Third, the Bushwick Community Plan specifically requested that the rezoning protect and enhance access to quality manufacturing jobs by not mapping residential uses in existing manufacturing zones. Yet the City’s plan does just that. The plan’s proposed land use changes along the western Bushwick border do not exist in isolation. Immediately adjacent to the rezoning area, extensive land use changes are being studied for the North Brooklyn Industrial Business Zone (IBZ). Together, these land use actions pose a serious threat to affordable industrial rents and the retention and growth of quality manufacturing jobs, which has been the economic lifeblood of the neighborhood. Changes to the industrial zones included in the rezoning should be reviewed comprehensively with upcoming changes to the IBZ.
Finally, Bushwick is severely underserved by open space, with less than half of the acreage available to the average New Yorker and only about a quarter of the recommended goal under CEQR guidelines. To accommodate the influx of thousands of new residents and workers, the neighborhood desperately needs a comprehensive plan for creating new parks and playgrounds. The DEIS should outline strategies for adding quality new open space.

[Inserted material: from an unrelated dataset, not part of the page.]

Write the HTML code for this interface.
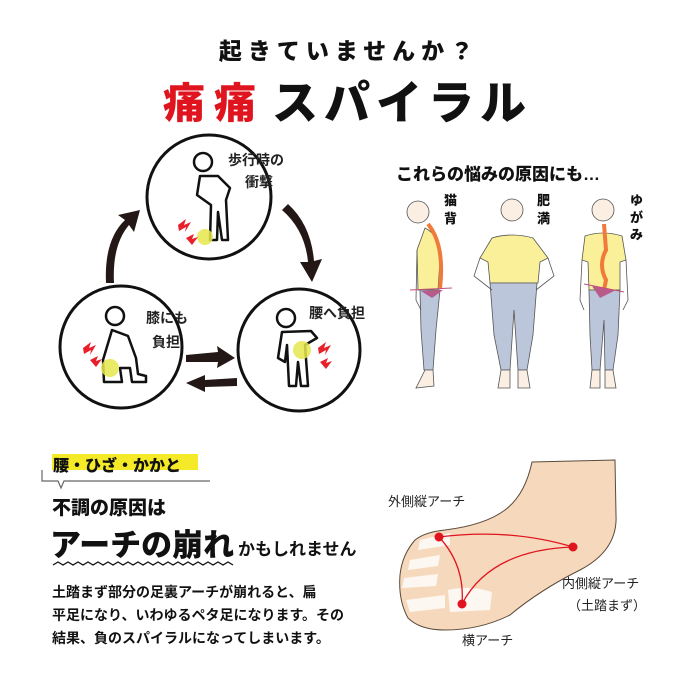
<!DOCTYPE html>
<html><head><meta charset="utf-8"><style>
html,body{margin:0;padding:0;background:#fff}
svg{display:block}
text{font-family:"Liberation Sans","Noto Sans CJK JP",sans-serif}
</style></head><body>
<svg width="700" height="700" viewBox="0 0 700 700" xmlns="http://www.w3.org/2000/svg">
<rect width="700" height="700" fill="#fff"/>
<!-- title -->
<text x="349" y="59" text-anchor="middle" font-size="23" font-weight="900" letter-spacing="6" fill="#111">起きていませんか？</text>
<text x="163" y="118" font-size="42" font-weight="900" fill="#e0141e">痛</text>
<text x="214" y="118" font-size="42" font-weight="900" fill="#e0141e">痛</text>
<text x="272" y="119" font-size="46" font-weight="900" fill="#111" letter-spacing="6">スパイラル</text>

<!-- circles -->
<g fill="none" stroke="#111" stroke-width="3">
<circle cx="209" cy="197" r="62"/>
<circle cx="121" cy="347" r="61"/>
<circle cx="299" cy="350" r="61"/>
</g>
<!-- arrows -->
<g fill="#231815" stroke="none">
<path d="M106,283 Q104,240 125,220 L118,215 L140,210 L134,232 L129,225 Q112,245 114,283 Z"/>
<path d="M282,210 Q305,230 308,262 L300,262 L312,282 L322,259 L314,261 Q311,225 288,204 Z"/>
<path d="M186,355 L218,352 L217,346 L235,358 L217,368 L218,362 L186,362 Z"/>
<path d="M237,378 L205,380 L205,375 L186,383 L205,392 L205,387 L237,386 Z"/>
</g>
<!-- circle labels -->
<g font-size="14" font-weight="700" fill="#222">
<text x="228" y="165">歩行時の</text>
<text x="245" y="187">衝撃</text>
<text x="146" y="323">膝にも</text>
<text x="152" y="347">負担</text>
<text x="309" y="318">腰へ負担</text>
</g>
<!-- figures in circles -->
<g fill="none" stroke="#111" stroke-width="2.5" stroke-linejoin="round">
<circle cx="203" cy="162" r="9"/>
<path d="M200,176 L197,195 L211,205 L210,240 L217,240 L218,212 L222,240 L228,240 L226,200 L230,188 L218,176 Z"/>
<circle cx="115" cy="316" r="9"/>
<path d="M112,330 L103,360 L104,382 L122,382 L120,368 L130,368 L132,382 L146,382 L146,376 L138,374 L136,358 L128,336 Z"/>
<circle cx="286" cy="318" r="9"/>
<path d="M282,332 L278,358 L285,362 L287,345 L289,386 L296,386 L298,362 L301,386 L308,386 L305,345 L317,338 L311,331 Z"/>
</g>
<g fill="#e5e64a" opacity="0.85">
<circle cx="205" cy="237" r="8"/>
<circle cx="110" cy="368" r="9"/>
<circle cx="302" cy="350" r="9"/>
</g>
<g fill="#e8202a">
<path d="M178,225 l8,-6 l-2,6 l7,-3 l-6,10 l1,-5 l-7,4 z"/>
<path d="M186,238 l8,-4 l-2,5 l6,-2 l-6,8 z"/>
<path d="M83,348 l8,-6 l-2,6 l7,-3 l-6,10 l1,-5 l-7,4 z"/>
<path d="M90,360 l8,-4 l-2,5 l6,-2 l-6,8 z"/>
<path d="M318,348 l8,-6 l-2,6 l7,-3 l-6,10 l1,-5 l-7,4 z"/>
<path d="M320,362 l8,-4 l-2,5 l6,-2 l-6,8 z"/>
</g>

<!-- right: women -->
<text x="396" y="180" font-size="17" font-weight="900" fill="#111">これらの悩みの原因にも…</text>
<g font-size="13" font-weight="900" fill="#111">
<text x="444" y="205">猫</text><text x="444" y="223">背</text>
<text x="537" y="205">肥</text><text x="537" y="223">満</text>
<text x="630" y="205">ゆ</text><text x="630" y="222">が</text><text x="630" y="239">み</text>
</g>
<g stroke="#555" stroke-width="0.8">
<circle cx="418" cy="212" r="11" fill="#fbeee2"/>
<path d="M425,228 Q440,235 440,260 L438,290 L418,290 L417,250 Z" fill="#fbf09a"/>
<path d="M420,290 L440,290 L436,330 L433,370 L424,370 L421,330 Z" fill="#bcc6da"/>
<path d="M425,370 L433,370 L434,386 L416,388 Z" fill="#fbeee2"/>
<path d="M417,250 L416,300 L421,310" fill="none"/>
<circle cx="512" cy="210" r="11" fill="#fbeee2"/>
<path d="M492,238 Q512,232 533,238 L548,258 L540,262 L538,283 L490,283 L488,262 L480,258 Z" fill="#fbf09a"/>
<path d="M490,283 L537,283 L533,335 L527,370 L518,370 L514,310 L510,370 L501,370 L494,335 Z" fill="#bcc6da"/>
<path d="M501,370 L510,370 L510,388 L498,388 Z M518,370 L527,370 L530,388 L518,388 Z" fill="#fbeee2"/>
<path d="M480,258 L474,276 L492,290 M548,258 L554,276 L536,290" fill="none"/>
<circle cx="603" cy="210" r="11" fill="#fbeee2"/>
<path d="M585,236 Q603,230 622,236 L626,260 L620,262 L620,290 L589,290 L588,262 L582,260 Z" fill="#fbf09a"/>
<path d="M589,290 L620,290 L618,335 L613,370 L605,370 L604,320 L600,370 L592,370 L590,335 Z" fill="#bcc6da"/>
<path d="M592,370 L600,370 L600,388 L590,388 Z M605,370 L613,370 L616,388 L605,388 Z" fill="#fbeee2"/>
<path d="M582,260 L580,300 L584,310 M626,260 L628,300 L623,310" fill="none"/>
</g>
<path d="M428,224 Q445,245 440,288" stroke="#f07a3a" stroke-width="4" fill="none"/>
<path d="M604,224 L606,250 Q598,265 606,280 L604,290" stroke="#f07a3a" stroke-width="4" fill="none"/>
<path d="M421,291 L443,290 L432,298 Z" fill="#b85a8a"/>
<path d="M592,286 L616,290 L600,298 Z" fill="#b85a8a"/>
<path d="M410,290 L452,288 M584,284 L624,292" stroke="#c0507a" stroke-width="1"/>

<!-- bottom-left text -->
<rect x="52" y="454" width="146" height="16" fill="#f5ea28"/>
<text x="53" y="471" font-size="16" font-weight="900" fill="#111">腰・ひざ・かかと</text>
<path d="M42,470 L42,481 L58,481 L61,488 L64,481 L210,481" fill="none" stroke="#666" stroke-width="1.2"/>
<text x="52" y="514" font-size="19" font-weight="900" fill="#111">不調の原因は</text>
<text x="50" y="556" font-size="31" font-weight="900" fill="#111">アーチの崩れ</text>
<text x="238" y="555" font-size="17" font-weight="700" fill="#111">かもしれません</text>
<path d="M53,565 l5,-3 l5,3 l5,-3 l5,3 l5,-3 l5,3 l5,-3 l5,3 l5,-3 l5,3 l5,-3 l5,3 l5,-3 l5,3 l5,-3 l5,3 l5,-3 l5,3 l5,-3 l5,3 l5,-3 l5,3 l5,-3 l5,3 l5,-3 l5,3 l5,-3 l5,3 l5,-3 l5,3 l5,-3 l5,3 l5,-3 l5,3 l5,-3 l5,3" fill="none" stroke="#111" stroke-width="1.3"/>
<g font-size="14" font-weight="700" fill="#111">
<text x="52" y="597">土踏まず部分の足裏アーチが崩れると、扁</text>
<text x="52" y="620">平足になり、いわゆるペタ足になります。その</text>
<text x="52" y="643">結果、負のスパイラルになってしまいます。</text>
</g>

<!-- foot -->
<path d="M532,462 L615,460 L616,515 Q618,550 580,570 Q540,590 510,615 Q480,630 445,630 Q420,630 408,618 Q398,600 400,575 Q402,555 415,540 Q425,532 445,530 Q485,525 505,510 Q525,495 532,462 Z" fill="#f6d9bd" stroke="#5a4a3a" stroke-width="1"/>
<g fill="#fff" opacity="0.8">
<path d="M420,540 L450,533 L450,545 L418,550 Z"/>
<path d="M410,560 L440,555 L438,566 L408,570 Z"/>
<path d="M404,578 L438,574 L436,586 L402,588 Z"/>
<path d="M406,600 L445,595 L445,608 L410,612 Z"/>
<path d="M448,590 Q470,585 492,592 L490,610 L450,612 Z"/>
</g>
<g fill="none" stroke="#e0141e" stroke-width="1.3">
<path d="M439,537 Q510,528 573,547"/>
<path d="M439,537 Q465,565 462,604"/>
<path d="M573,547 Q490,550 462,604"/>
</g>
<g fill="#e0141e">
<circle cx="439" cy="537" r="4.5"/>
<circle cx="573" cy="547" r="4.5"/>
<circle cx="462" cy="604" r="4.5"/>
</g>
<g font-size="13" fill="#222">
<text x="388" y="506">外側縦アーチ</text>
<text x="562" y="588">内側縦アーチ</text>
<text x="568" y="610">（土踏まず）</text>
<text x="462" y="645">横アーチ</text>
</g>
</svg>
</body></html>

The Bushwick rezoning has the potential to transform an intricately functional mixed-use neighborhood into a less vibrant and diverse version of itself. It is critically important that the City’s plan protect longtime residents and business owners, and reflect a deeper understanding of the dynamics that give Bushwick its sense of place and community.
Thank you for the opportunity to speak. We will be submitting detailed written comments on this proposal.